* _REQUIRED TASK_
Without including any pictures, write out the listing below exactly.

+++ RECORDED DATA +++

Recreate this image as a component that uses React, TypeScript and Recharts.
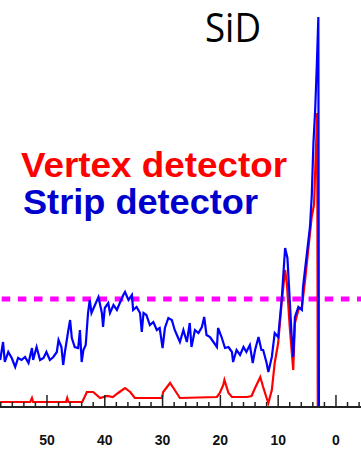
import { Line, LineChart, ReferenceLine, XAxis, YAxis } from "recharts";

// depth axis (reversed), counts
const stripDepth = [
  58.1, 57.6, 57.3, 56.7, 56.1, 55.5, 55.0, 54.4, 53.8, 53.2, 52.6, 52.4, 51.8, 51.2, 50.6, 50.1,
  49.5, 48.9, 48.3, 48.0, 47.5, 47.2, 46.9, 46.3, 46.0, 45.7, 45.2, 44.6, 44.3, 44.0, 43.7, 43.3,
  42.9, 42.6, 42.3, 41.7, 41.1, 40.5, 40.3, 40.0, 39.4, 39.1, 38.5, 37.9, 37.4, 36.8, 36.5, 35.9,
  35.3, 35.1, 34.5, 33.9, 33.6, 33.3, 32.8, 32.2, 31.6, 31.0, 30.5, 30.0, 29.6, 29.0, 28.4, 27.9,
  27.3, 27.0, 26.4, 25.8, 25.3, 25.0, 24.4, 23.8, 23.2, 22.8, 22.4, 21.8, 21.2, 20.6, 20.4, 19.8,
  19.2, 18.6, 18.0, 17.8, 17.2, 16.6, 16.0, 15.5, 14.9, 14.4, 14.0, 13.4, 12.9, 12.6, 12.0, 11.7,
  11.1, 10.6, 10.0, 9.4, 8.8, 8.4, 8.0, 7.7, 7.4, 7.1, 6.5, 5.9, 5.7, 5.1, 4.5, 4.2, 3.9, 3.6,
  3.3, 3.05, 2.95, 0,
];
const stripRate = [
  47, 65, 45, 55, 49, 40, 49, 47, 50, 44, 59, 47, 60, 47, 49, 55,
  47, 50, 55, 67, 60, 42, 55, 77, 87, 69, 60, 59, 77, 45, 57, 62,
  94, 107, 94, 102, 110, 94, 80, 99, 104, 94, 102, 97, 104, 112, 115, 107,
  112, 97, 100, 94, 75, 94, 92, 82, 85, 77, 79, 59, 79, 89, 87, 77,
  69, 65, 77, 65, 84, 60, 77, 74, 80, 90, 72, 70, 65, 60, 79, 70,
  59, 60, 55, 45, 57, 52, 60, 55, 62, 44, 57, 70, 57, 57, 44, 35,
  50, 74, 70, 107, 159, 149, 107, 74, 50, 90, 100, 97, 120, 150, 180, 210, 264, 297,
  344, 390, 0, 0,
];

const vertexDepth = [
  58.1, 52.9, 52.6, 52.4, 46.7, 46.5, 46.3, 43.9, 43.1, 42.0, 40.8, 39.6, 38.6, 37.7, 36.5, 35.6,
  34.8, 30.1, 29.9, 28.7, 27.9, 27.0, 20.6, 20.1, 19.5, 19.3, 18.6, 18.0, 15.4, 14.6, 14.0, 13.1,
  12.6, 12.0, 11.7, 11.1, 10.6, 10.0, 9.4, 8.8, 8.5, 8.0, 7.4, 7.1, 6.5, 5.9, 5.4, 4.8,
  4.2, 3.8, 3.25, 3.15, 0,
];
const vertexRate = [
  5, 5, 9, 5, 5, 9, 5, 5, 15, 15, 9, 11, 10, 14, 19, 15,
  9, 9, 15, 24, 17, 9, 10, 14, 22, 27, 14, 10, 10, 11, 19, 30,
  20, 9, 4, 17, 44, 64, 104, 137, 124, 80, 37, 84, 97, 100, 124, 157,
  190, 202, 294, 0, 0,
];

const depthTicks = [-4, -2, 0, 2, 4, 6, 8, 10, 12, 14, 16, 18, 20, 22, 24, 26, 28, 30, 32, 34, 36, 38, 40, 42, 44, 46, 48, 50, 52, 54, 56, 58];
const threshold = 108;

const stripData = stripDepth.map((x, i) => ({ x, y: stripRate[i] }));
const vertexData = vertexDepth.map((x, i) => ({ x, y: vertexRate[i] }));

const W = 361;
const H = 449;
const AXIS_Y = 407;

function DepthTick(props: any) {
  const { x, payload } = props;
  const v = Number(payload.value);
  const major = v % 10 === 0;
  return (
    <g>
      <line x1={x} x2={x} y1={AXIS_Y} y2={AXIS_Y - (major ? 12 : 5)} stroke="#222" strokeWidth={1.5} />
      {major && v >= 0 && (
        <text
          x={x}
          y={445}
          textAnchor="middle"
          fontFamily="Liberation Sans, Arial, sans-serif"
          fontWeight="bold"
          fontSize={14}
          fill="#111"
        >
          {v}
        </text>
      )}
    </g>
  );
}

export default function App() {
  return (
    <div style={{ position: "absolute", left: 0, top: 0, width: W, height: H, background: "#fff" }}>
      <LineChart width={W} height={H} margin={{ top: 7, right: 0, left: 0, bottom: 0 }}>
        <XAxis
          type="number"
          dataKey="x"
          reversed
          domain={[-4.33, 58.13]}
          allowDataOverflow
          ticks={depthTicks}
          interval={0}
          height={42}
          tickLine={false}
          axisLine={{ stroke: "#222", strokeWidth: 2 }}
          tick={<DepthTick />}
        />
        <YAxis type="number" domain={[0, 400]} hide allowDataOverflow />
        <ReferenceLine
          y={threshold}
          stroke="#ff00ff"
          strokeWidth={5}
          strokeDasharray="8.5 7.65"
          strokeDashoffset={14.45}
        />
        <Line
          data={vertexData}
          dataKey="y"
          type="linear"
          stroke="#ff0000"
          strokeWidth={2.2}
          dot={false}
          isAnimationActive={false}
        />
        <Line
          data={stripData}
          dataKey="y"
          type="linear"
          stroke="#0000ff"
          strokeWidth={2.2}
          dot={false}
          isAnimationActive={false}
        />
      </LineChart>
      <svg width={W} height={H} style={{ position: "absolute", left: 0, top: 0, pointerEvents: "none" }}>
        <text x={205} y={42} fontFamily="Open Sans, DejaVu Sans, sans-serif" fontSize={40} fill="#000" textLength={56} lengthAdjust="spacingAndGlyphs">
          SiD
        </text>
        <text x={21} y={177} fontFamily="Liberation Sans, Arial, sans-serif" fontWeight="bold" fontSize={35} fill="#ff0000" textLength={266} lengthAdjust="spacingAndGlyphs">
          Vertex detector
        </text>
        <text x={23} y={214} fontFamily="Liberation Sans, Arial, sans-serif" fontWeight="bold" fontSize={35} fill="#0000cc" textLength={235} lengthAdjust="spacingAndGlyphs">
          Strip detector
        </text>
      </svg>
    </div>
  );
}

+++

* _WRITTEN SOLUTION_
Recreate this image as a component that uses React, TypeScript and Recharts.
import { Line, LineChart, ReferenceLine, XAxis, YAxis } from "recharts";

// depth axis (reversed), counts
const stripDepth = [
  58.1, 57.6, 57.3, 56.7, 56.1, 55.5, 55.0, 54.4, 53.8, 53.2, 52.6, 52.4, 51.8, 51.2, 50.6, 50.1,
  49.5, 48.9, 48.3, 48.0, 47.5, 47.2, 46.9, 46.3, 46.0, 45.7, 45.2, 44.6, 44.3, 44.0, 43.7, 43.3,
  42.9, 42.6, 42.3, 41.7, 41.1, 40.5, 40.3, 40.0, 39.4, 39.1, 38.5, 37.9, 37.4, 36.8, 36.5, 35.9,
  35.3, 35.1, 34.5, 33.9, 33.6, 33.3, 32.8, 32.2, 31.6, 31.0, 30.5, 30.0, 29.6, 29.0, 28.4, 27.9,
  27.3, 27.0, 26.4, 25.8, 25.3, 25.0, 24.4, 23.8, 23.2, 22.8, 22.4, 21.8, 21.2, 20.6, 20.4, 19.8,
  19.2, 18.6, 18.0, 17.8, 17.2, 16.6, 16.0, 15.5, 14.9, 14.4, 14.0, 13.4, 12.9, 12.6, 12.0, 11.7,
  11.1, 10.6, 10.0, 9.4, 8.8, 8.4, 8.0, 7.7, 7.4, 7.1, 6.5, 5.9, 5.7, 5.1, 4.5, 4.2, 3.9, 3.6,
  3.3, 3.05, 2.95, 0,
];
const stripRate = [
  47, 65, 45, 55, 49, 40, 49, 47, 50, 44, 59, 47, 60, 47, 49, 55,
  47, 50, 55, 67, 60, 42, 55, 77, 87, 69, 60, 59, 77, 45, 57, 62,
  94, 107, 94, 102, 110, 94, 80, 99, 104, 94, 102, 97, 104, 112, 115, 107,
  112, 97, 100, 94, 75, 94, 92, 82, 85, 77, 79, 59, 79, 89, 87, 77,
  69, 65, 77, 65, 84, 60, 77, 74, 80, 90, 72, 70, 65, 60, 79, 70,
  59, 60, 55, 45, 57, 52, 60, 55, 62, 44, 57, 70, 57, 57, 44, 35,
  50, 74, 70, 107, 159, 149, 107, 74, 50, 90, 100, 97, 120, 150, 180, 210, 264, 297,
  344, 390, 0, 0,
];

const vertexDepth = [
  58.1, 52.9, 52.6, 52.4, 46.7, 46.5, 46.3, 43.9, 43.1, 42.0, 40.8, 39.6, 38.6, 37.7, 36.5, 35.6,
  34.8, 30.1, 29.9, 28.7, 27.9, 27.0, 20.6, 20.1, 19.5, 19.3, 18.6, 18.0, 15.4, 14.6, 14.0, 13.1,
  12.6, 12.0, 11.7, 11.1, 10.6, 10.0, 9.4, 8.8, 8.5, 8.0, 7.4, 7.1, 6.5, 5.9, 5.4, 4.8,
  4.2, 3.8, 3.25, 3.15, 0,
];
const vertexRate = [
  5, 5, 9, 5, 5, 9, 5, 5, 15, 15, 9, 11, 10, 14, 19, 15,
  9, 9, 15, 24, 17, 9, 10, 14, 22, 27, 14, 10, 10, 11, 19, 30,
  20, 9, 4, 17, 44, 64, 104, 137, 124, 80, 37, 84, 97, 100, 124, 157,
  190, 202, 294, 0, 0,
];

const depthTicks = [-4, -2, 0, 2, 4, 6, 8, 10, 12, 14, 16, 18, 20, 22, 24, 26, 28, 30, 32, 34, 36, 38, 40, 42, 44, 46, 48, 50, 52, 54, 56, 58];
const threshold = 108;

const stripData = stripDepth.map((x, i) => ({ x, y: stripRate[i] }));
const vertexData = vertexDepth.map((x, i) => ({ x, y: vertexRate[i] }));

const W = 361;
const H = 449;
const AXIS_Y = 407;

function DepthTick(props: any) {
  const { x, payload } = props;
  const v = Number(payload.value);
  const major = v % 10 === 0;
  return (
    <g>
      <line x1={x} x2={x} y1={AXIS_Y} y2={AXIS_Y - (major ? 12 : 5)} stroke="#222" strokeWidth={1.5} />
      {major && v >= 0 && (
        <text
          x={x}
          y={445}
          textAnchor="middle"
          fontFamily="Liberation Sans, Arial, sans-serif"
          fontWeight="bold"
          fontSize={14}
          fill="#111"
        >
          {v}
        </text>
      )}
    </g>
  );
}

export default function App() {
  return (
    <div style={{ position: "absolute", left: 0, top: 0, width: W, height: H, background: "#fff" }}>
      <LineChart width={W} height={H} margin={{ top: 7, right: 0, left: 0, bottom: 0 }}>
        <XAxis
          type="number"
          dataKey="x"
          reversed
          domain={[-4.33, 58.13]}
          allowDataOverflow
          ticks={depthTicks}
          interval={0}
          height={42}
          tickLine={false}
          axisLine={{ stroke: "#222", strokeWidth: 2 }}
          tick={<DepthTick />}
        />
        <YAxis type="number" domain={[0, 400]} hide allowDataOverflow />
        <ReferenceLine
          y={threshold}
          stroke="#ff00ff"
          strokeWidth={5}
          strokeDasharray="8.5 7.65"
          strokeDashoffset={14.45}
        />
        <Line
          data={vertexData}
          dataKey="y"
          type="linear"
          stroke="#ff0000"
          strokeWidth={2.2}
          dot={false}
          isAnimationActive={false}
        />
        <Line
          data={stripData}
          dataKey="y"
          type="linear"
          stroke="#0000ff"
          strokeWidth={2.2}
          dot={false}
          isAnimationActive={false}
        />
      </LineChart>
      <svg width={W} height={H} style={{ position: "absolute", left: 0, top: 0, pointerEvents: "none" }}>
        <text x={205} y={42} fontFamily="Open Sans, DejaVu Sans, sans-serif" fontSize={40} fill="#000" textLength={56} lengthAdjust="spacingAndGlyphs">
          SiD
        </text>
        <text x={21} y={177} fontFamily="Liberation Sans, Arial, sans-serif" fontWeight="bold" fontSize={35} fill="#ff0000" textLength={266} lengthAdjust="spacingAndGlyphs">
          Vertex detector
        </text>
        <text x={23} y={214} fontFamily="Liberation Sans, Arial, sans-serif" fontWeight="bold" fontSize={35} fill="#0000cc" textLength={235} lengthAdjust="spacingAndGlyphs">
          Strip detector
        </text>
      </svg>
    </div>
  );
}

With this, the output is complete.